## Stated goal
Keep to the lines from the line containing "Write a Python" through the line containing "return fig.add_axes([x0 /": copy them exactly and leave every picture out.
>>>>
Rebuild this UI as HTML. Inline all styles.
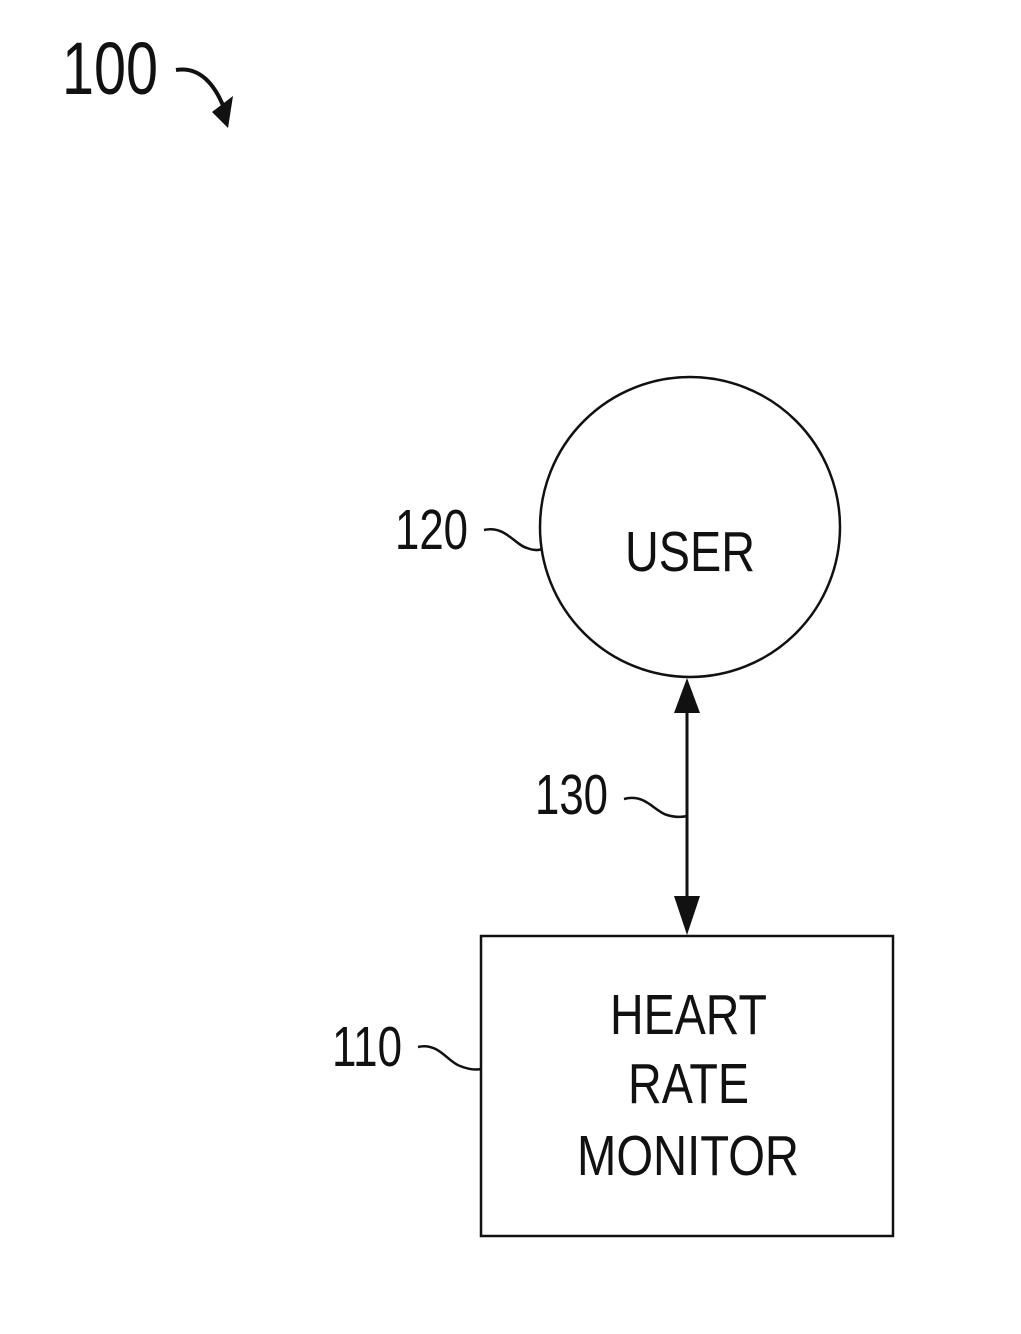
<!DOCTYPE html>
<html><head><meta charset="utf-8"><style>html,body{margin:0;padding:0;background:#fff}svg{display:block}</style></head>
<body>
<svg width="1021" height="1334" viewBox="0 0 1021 1334" xmlns="http://www.w3.org/2000/svg">
<g font-family="'Liberation Sans', sans-serif" fill="#111">
<text x="62" y="94" font-size="74" textLength="96" lengthAdjust="spacingAndGlyphs">100</text>
<text x="395" y="549" font-size="57" textLength="73" lengthAdjust="spacingAndGlyphs">120</text>
<text x="535" y="814" font-size="57" textLength="73" lengthAdjust="spacingAndGlyphs">130</text>
<text x="332" y="1066" font-size="57" textLength="70" lengthAdjust="spacingAndGlyphs">110</text>
<text x="625" y="571" font-size="57" textLength="130" lengthAdjust="spacingAndGlyphs">USER</text>
<text x="610" y="1034" font-size="57" textLength="157" lengthAdjust="spacingAndGlyphs">HEART</text>
<text x="628" y="1103" font-size="57" textLength="121" lengthAdjust="spacingAndGlyphs">RATE</text>
<text x="577" y="1175" font-size="57" textLength="222" lengthAdjust="spacingAndGlyphs">MONITOR</text>
</g>
<g fill="none" stroke="#111" stroke-width="2.5">
<path d="M176 70 C200 66 215 85 224 108" stroke-width="4"/>
<circle cx="690" cy="527" r="150"/>
<rect x="481" y="936" width="412" height="300"/>
<line x1="687" y1="700" x2="687" y2="910" stroke-width="3"/>
<path d="M484 530 C505 525 515 545 527 548 C535 551 540 550 542 549"/>
<path d="M624 799 C645 793 655 812 667 815 C677 818 683 817 687 816"/>
<path d="M418 1047 C438 1042 448 1062 460 1066 C470 1070 476 1070 481 1069"/>
</g>
<g fill="#111">
<polygon points="233,96 228,128 212,112"/>
<polygon points="687,678 674,713 700,713"/>
<polygon points="687,935 674,896 700,896"/>
</g>
</svg>
</body></html>
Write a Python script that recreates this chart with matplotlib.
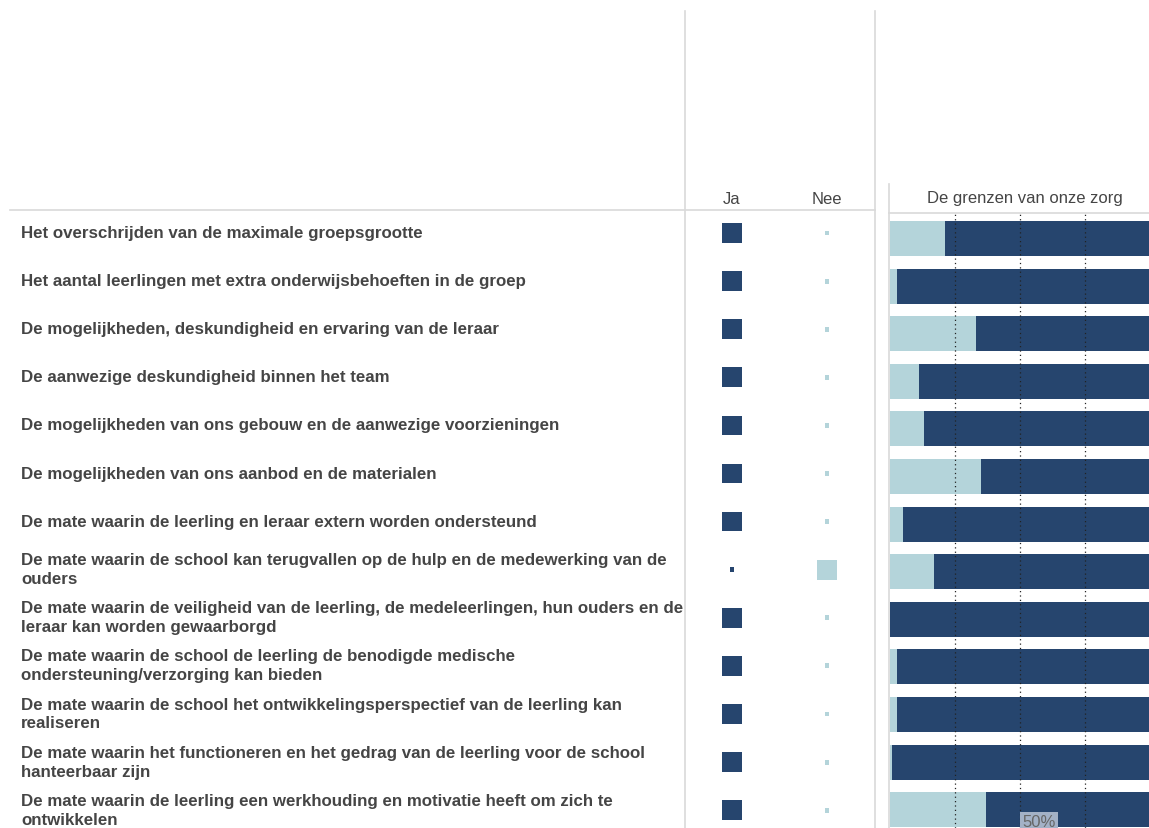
import numpy as np
import matplotlib.pyplot as plt
from matplotlib.lines import Line2D

# ---- data ----
labels = [
    "Het overschrijden van de maximale groepsgrootte",
    "Het aantal leerlingen met extra onderwijsbehoeften in de groep",
    "De mogelijkheden, deskundigheid en ervaring van de leraar",
    "De aanwezige deskundigheid binnen het team",
    "De mogelijkheden van ons gebouw en de aanwezige voorzieningen",
    "De mogelijkheden van ons aanbod en de materialen",
    "De mate waarin de leerling en leraar extern worden ondersteund",
    "De mate waarin de school kan terugvallen op de hulp en de medewerking van de\nouders",
    "De mate waarin de veiligheid van de leerling, de medeleerlingen, hun ouders en de\nleraar kan worden gewaarborgd",
    "De mate waarin de school de leerling de benodigde medische\nondersteuning/verzorging kan bieden",
    "De mate waarin de school het ontwikkelingsperspectief van de leerling kan\nrealiseren",
    "De mate waarin het functioneren en het gedrag van de leerling voor de school\nhanteerbaar zijn",
    "De mate waarin de leerling een werkhouding en motivatie heeft om zich te\nontwikkelen",
]
# share answering "Nee" (light part of the bar), rest is "Ja"
nee_share = [0.21, 0.025, 0.33, 0.11, 0.13, 0.35, 0.05, 0.17, 0.0, 0.025, 0.025, 0.006, 0.37]
# this school's answer: 1 = Ja, 0 = Nee
answer_ja = [1, 1, 1, 1, 1, 1, 1, 0, 1, 1, 1, 1, 1]

dark = "#26456e"
light = "#b4d4da"
grid_c = "#d9d9d9"
txt_c = "#454545"

W, H = 1149, 829
fig = plt.figure(figsize=(W / 100, H / 100), dpi=100)
plt.rcParams['font.family'] = ['Liberation Sans', 'DejaVu Sans']

n = len(labels)
y = np.arange(n)


def px_axes(x0, x1, y0, y1):
    # pixel box (top-left origin) -> figure axes
    return fig.add_axes([x0 / W, 1 - y1 / H, (x1 - x0) / W, (y1 - y0) / H])


# table rows: top at 213, row pitch 48.1, first row centre at 234
top_px, row_px, first_c = 213, 48.1, 234
ytop = -(first_c - top_px) / row_px
ybot = ytop + (H - top_px) / row_px

# labels
ax_l = px_axes(0, 685, top_px, H)
ax_l.set_xlim(0, 685)
ax_l.set_ylim(ybot, ytop)
ax_l.axis('off')
for i, lab in enumerate(labels):
    ax_l.text(21, y[i] - 0.01, lab, ha='left', va='center', fontsize=12.15,
              fontweight='bold', color=txt_c, linespacing=1.32)

# Ja / Nee squares
ax_s = px_axes(685, 875, top_px, H)
ax_s.set_xlim(685, 875)
ax_s.set_ylim(ybot, ytop)
ax_s.axis('off')
ja = np.array(answer_ja)
big, small = 200, 12
ax_s.scatter(np.full(n, 732), y, s=np.where(ja == 1, big, small), marker='s',
             color=dark, linewidths=0)
ax_s.scatter(np.full(n, 827), y, s=np.where(ja == 0, big, small), marker='s',
             color=light, linewidths=0)

# stacked bars: pane top at 214, pitch 47.6, first bar centre at 239.5
b_top, b_row, b_first = 214, 47.6, 239.5
bt = -(b_first - b_top) / b_row
bb = bt + (H - b_top) / b_row
ax_b = px_axes(890, 1150, b_top, H)
ax_b.set_ylim(bb, bt)
ax_b.set_xlim(0, 1)
nee = np.array(nee_share)
ax_b.barh(y, nee, height=35 / b_row, color=light, zorder=1)
ax_b.barh(y, 1 - nee, left=nee, height=35 / b_row, color=dark, zorder=1)
for g in [0.25, 0.5, 0.75]:
    ax_b.axvline(g, color='#222222', lw=0.9, ls=(0, (1, 2.5)), zorder=2)
ax_b.set_xticks([])
ax_b.set_yticks([])
for s in ax_b.spines.values():
    s.set_visible(False)
ax_b.text(0.51, bt + (815 - b_top) / b_row, "50%", ha='left', va='top', fontsize=12,
          color='#666666', zorder=3,
          bbox=dict(boxstyle='square,pad=0.15', fc='#a3b1c6', ec='none'))

# headers
fig.text(732 / W, 1 - 199 / H, "Ja", ha='center', va='center', fontsize=12, color=txt_c)
fig.text(827 / W, 1 - 199 / H, "Nee", ha='center', va='center', fontsize=12, color=txt_c)
fig.text(1025 / W, 1 - 199 / H, "De grenzen van onze zorg", ha='center', va='center',
         fontsize=12, color=txt_c)

# table rules
def pline(xs, ys):
    fig.add_artist(Line2D([x / W for x in xs], [1 - v / H for v in ys],
                          color=grid_c, lw=1.2))

pline([10, 875], [211, 211])
pline([889, W], [214, 214])
pline([685, 685], [12, H])
pline([875, 875], [12, H])
pline([889, 889], [185, H])

fig.savefig("out.png", dpi=100)
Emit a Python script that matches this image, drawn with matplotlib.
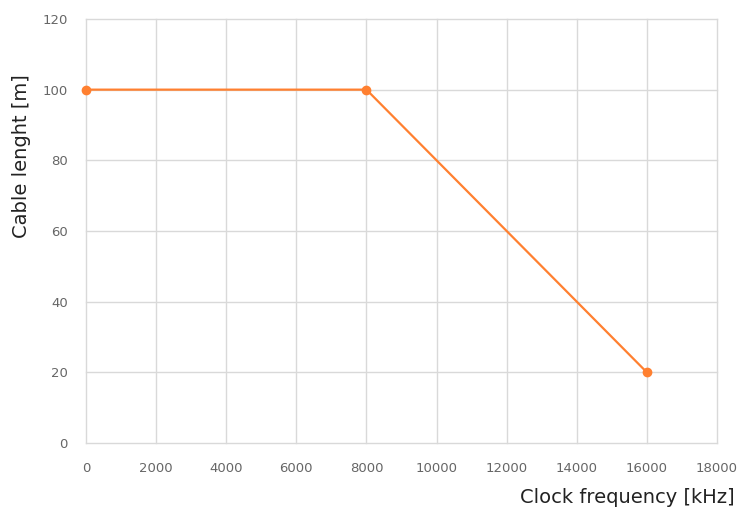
import matplotlib.pyplot as plt

# Data
freq_khz = [0, 8000, 16000]
cable_len_m = [100, 100, 20]
x_ticks = [0, 2000, 4000, 6000, 8000, 10000, 12000, 14000, 16000, 18000]
y_ticks = [0, 20, 40, 60, 80, 100, 120]

fig = plt.figure(figsize=(7.52, 5.13), dpi=100)
ax = fig.add_axes([0.1144, 0.1365, 0.839, 0.8265])

ax.plot(freq_khz, cable_len_m, '-o', color='#FF8030', linewidth=1.6,
        markersize=6, zorder=3, clip_on=False)

ax.set_xlim(0, 18000)
ax.set_ylim(0, 120)
ax.set_xticks(x_ticks)
ax.set_yticks(y_ticks)
ax.grid(color='#d9d9d9', linewidth=1)
for gl in ax.get_xgridlines() + ax.get_ygridlines():
    gl.set_clip_on(False)
ax.set_axisbelow(True)
for s in ax.spines.values():
    s.set_visible(False)
ax.tick_params(length=0, labelsize=9.5, labelcolor='#666666')
ax.tick_params(axis='x', pad=14)
ax.tick_params(axis='y', pad=13)

# Axis labels
fig.text(0.029, 0.696, 'Cable lenght [m]', rotation=90, fontsize=14,
         ha='center', va='center', color='#222222')
fig.text(0.977, 0.031, 'Clock frequency [kHz]', fontsize=14,
         ha='right', va='center', color='#222222')

fig.savefig('out.png', dpi=100)
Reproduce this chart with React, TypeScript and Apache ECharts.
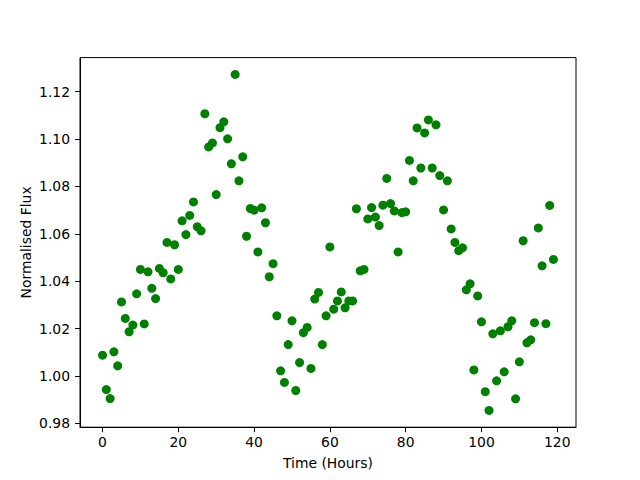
<<<<
## Written response
Write a Python script that recreates this chart with matplotlib.
import numpy as np
import matplotlib.pyplot as plt
from matplotlib.lines import Line2D

# ---- data ----
labels = [
    "Het overschrijden van de maximale groepsgrootte",
    "Het aantal leerlingen met extra onderwijsbehoeften in de groep",
    "De mogelijkheden, deskundigheid en ervaring van de leraar",
    "De aanwezige deskundigheid binnen het team",
    "De mogelijkheden van ons gebouw en de aanwezige voorzieningen",
    "De mogelijkheden van ons aanbod en de materialen",
    "De mate waarin de leerling en leraar extern worden ondersteund",
    "De mate waarin de school kan terugvallen op de hulp en de medewerking van de\nouders",
    "De mate waarin de veiligheid van de leerling, de medeleerlingen, hun ouders en de\nleraar kan worden gewaarborgd",
    "De mate waarin de school de leerling de benodigde medische\nondersteuning/verzorging kan bieden",
    "De mate waarin de school het ontwikkelingsperspectief van de leerling kan\nrealiseren",
    "De mate waarin het functioneren en het gedrag van de leerling voor de school\nhanteerbaar zijn",
    "De mate waarin de leerling een werkhouding en motivatie heeft om zich te\nontwikkelen",
]
# share answering "Nee" (light part of the bar), rest is "Ja"
nee_share = [0.21, 0.025, 0.33, 0.11, 0.13, 0.35, 0.05, 0.17, 0.0, 0.025, 0.025, 0.006, 0.37]
# this school's answer: 1 = Ja, 0 = Nee
answer_ja = [1, 1, 1, 1, 1, 1, 1, 0, 1, 1, 1, 1, 1]

dark = "#26456e"
light = "#b4d4da"
grid_c = "#d9d9d9"
txt_c = "#454545"

W, H = 1149, 829
fig = plt.figure(figsize=(W / 100, H / 100), dpi=100)
plt.rcParams['font.family'] = ['Liberation Sans', 'DejaVu Sans']

n = len(labels)
y = np.arange(n)


def px_axes(x0, x1, y0, y1):
    # pixel box (top-left origin) -> figure axes
    return fig.add_axes([x0 / W, 1 - y1 / H, (x1 - x0) / W, (y1 - y0) / H])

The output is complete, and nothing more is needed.